Bases com os números de milhões de utilizadores
Uma das empresas espanholas que trabalha com dados e os vende a terceiros é a adSalsa. No seu sítio Web, são muito explícitos: “Destacamo-nos da concorrência porque temos a nossa própria base de dados de telemarketing para ajudar cada empresa a alcançar e a impactar positivamente os seus potenciais clientes, incluindo mais de 30 milhões de utilizadores”, afirmam.

Em termos de métodos, reconhecem que utilizam “a subscrição para compras online ou em lojas físicas, dependendo da presença comercial do nosso cliente”, criam newsletters “que cativam a atenção e incitam à subscrição”, ou incorporam janelas pop-up. A parte mais difícil passa pelas redes sociais. “Aproveitamos a notoriedade das redes sociais para lançar concursos, prémios ou trocar recursos digitais gratuitos em troca de subscrições”, explicam.

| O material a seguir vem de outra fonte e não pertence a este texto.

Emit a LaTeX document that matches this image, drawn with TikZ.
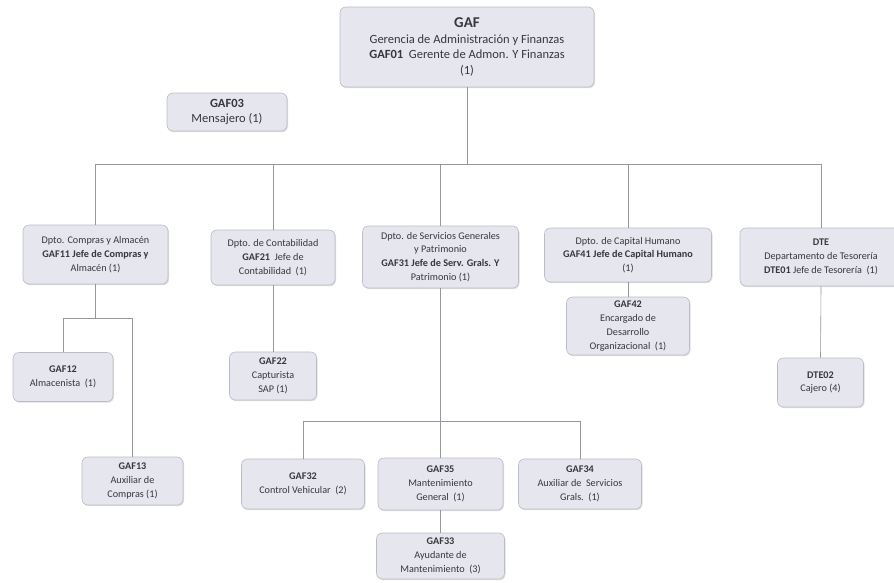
\documentclass[tikz,border=0pt]{standalone}
\usepackage{fontspec}
\setmainfont{Carlito}
\usetikzlibrary{shadows}
\definecolor{boxfill}{RGB}{230,230,238}
\definecolor{boxline}{RGB}{188,188,198}
\definecolor{linecol}{RGB}{150,150,158}
\definecolor{txt}{RGB}{55,55,62}
\tikzset{
  box/.style={draw=boxline, line width=0.6pt, fill=boxfill, rounded corners=6pt,
    align=center, inner sep=1pt, text=txt,
    font=\fontsize{10.2}{13.8}\selectfont,
    drop shadow={shadow xshift=1pt, shadow yshift=-1.2pt, opacity=0.25, fill=gray}},
  bigbox/.style={box, font=\fontsize{12.5}{15.5}\selectfont},
  bx/.style 2 args={minimum width=#1pt, minimum height=#2pt},
  conn/.style={draw=linecol, line width=0.6pt}
}
\begin{document}
\begin{tikzpicture}[x=1pt,y=-1pt]
\useasboundingbox (0,0) rectangle (894,582);
\clip (0,0) rectangle (894,582);
\fill[white] (0,0) rectangle (894,582);

% nodes
\node[bigbox, bx={254}{80}] (gaf) at (467,47)
  {{\fontsize{15}{17}\selectfont\bfseries GAF}\\Gerencia de Administración y Finanzas\\\textbf{GAF01}\ \ Gerente de Admon. Y Finanzas\\(1)};
\node[bigbox, bx={120}{38}] (gaf03) at (227,112) {\textbf{GAF03}\\Mensajero (1)};

\node[box, bx={145}{59}] (compras) at (95.5,254.5)
  {Dpto. Compras y Almacén\\\textbf{GAF11 Jefe de Compras y}\\Almacén (1)};
\node[box, bx={124}{55}] (contab) at (273,257.5)
  {Dpto. de Contabilidad\\\textbf{GAF21}\ \ Jefe de\\Contabilidad\ \ (1)};
\node[box, bx={156}{62}] (serv) at (440.5,257)
  {Dpto. de Servicios Generales\\y Patrimonio\\\textbf{GAF31 Jefe de Serv. Grals. Y}\\Patrimonio (1)};
\node[box, bx={167}{54}] (capital) at (628,255)
  {Dpto. de Capital Humano\\\textbf{GAF41 Jefe de Capital Humano}\\(1)};
\node[box, bx={162}{58}] (dte) at (821,257)
  {\textbf{DTE}\\Departamento de Tesorería\\\textbf{DTE01} Jefe de Tesorería\ \ (1)};

\node[box, bx={100}{49}] (gaf12) at (63,377) {\textbf{GAF12}\\Almacenista\ \ (1)};
\node[box, bx={101}{48}] (gaf13) at (132.5,481) {\textbf{GAF13}\\Auxiliar de\\Compras (1)};
\node[box, bx={87}{48}] (gaf22) at (273,376) {\textbf{GAF22}\\Capturista\\SAP (1)};
\node[box, bx={123}{58}] (gaf42) at (628,326)
  {\textbf{GAF42}\\Encargado de\\Desarrollo\\Organizacional\ \ (1)};
\node[box, bx={86}{49}] (dte02) at (820.5,382.5) {\textbf{DTE02}\\Cajero (4)};

\node[box, bx={123}{50}] (gaf32) at (303,484) {\textbf{GAF32}\\Control Vehicular\ \ (2)};
\node[box, bx={125}{52}] (gaf35) at (440.5,484) {\textbf{GAF35}\\Mantenimiento\\General\ \ (1)};
\node[box, bx={123}{50}] (gaf34) at (580,484) {\textbf{GAF34}\\Auxiliar de\ \ Servicios\\Grals.\ \ (1)};
\node[box, bx={128}{46}] (gaf33) at (440.5,556) {\textbf{GAF33}\\Ayudante de\\Mantenimiento\ \ (3)};

% bus coordinates
\coordinate (bus) at (0,164);
\coordinate (busc) at (0,318);
\coordinate (buss) at (0,421);

% connectors
\draw[conn] (gaf.south) -- (gaf.south |- bus);
\draw[conn] (compras.north |- bus) -- (dte.north |- bus);
\foreach \n in {compras,contab,serv,capital,dte}
  \draw[conn] (\n.north |- bus) -- (\n.north);

\draw[conn] (compras.south) -- (compras.south |- busc);
\draw[conn] (gaf12.north |- busc) -- (gaf13.north |- busc);
\draw[conn] (gaf12.north |- busc) -- (gaf12.north);
\draw[conn] (gaf13.north |- busc) -- (gaf13.north);

\draw[conn] (contab.south) -- (gaf22.north);
\draw[conn] (capital.south) -- (gaf42.north);
\draw[conn] (dte.south) -- (dte02.north);

\draw[conn] (serv.south) -- (serv.south |- buss);
\draw[conn] (gaf32.north |- buss) -- (gaf34.north |- buss);
\foreach \n in {gaf32,gaf35,gaf34}
  \draw[conn] (\n.north |- buss) -- (\n.north);
\draw[conn] (gaf35.south) -- (gaf33.north);
\end{tikzpicture}
\end{document}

A empresa também cuida da sua própria saúde e afirma oferecer aos seus clientes acesso a “milhões de telemóveis totalmente verificados e normalizados, recolhidos de acordo com a regulamentação em vigor em cada país e com o consentimento expresso de cada um dos utilizadores”.
Tratar a informação pessoal como se fosse dinheiro
Embora as instituições devam atuar de acordo com a lei, Parra diz que, em determinadas circunstâncias, vale a pena tomar medidas. “Se lhe telefonarem e tiverem coisas que não deviam ter, o consumidor deve preocupar-se e chamar a atenção da Agência Espanhola de Proteção de Dados”, diz.
Berna considera que outro problema é a rápida mobilidade das empresas que procuram novos utilizadores através de referências. “Geram uma atividade comercial para si e você tem uma pegada, compram bases de dados e, quando têm críticas suficientes, desaparecem. Por isso, a melhor coisa a fazer, na opinião deste professor, é “tratar os seus dados como se fossem o seu dinheiro. Não mostramos uma nota de banco a uma pessoa mesmo que ela peça para a ver, pois não? É a mesma coisa. Nem sequer devemos dar o nosso nome”, diz.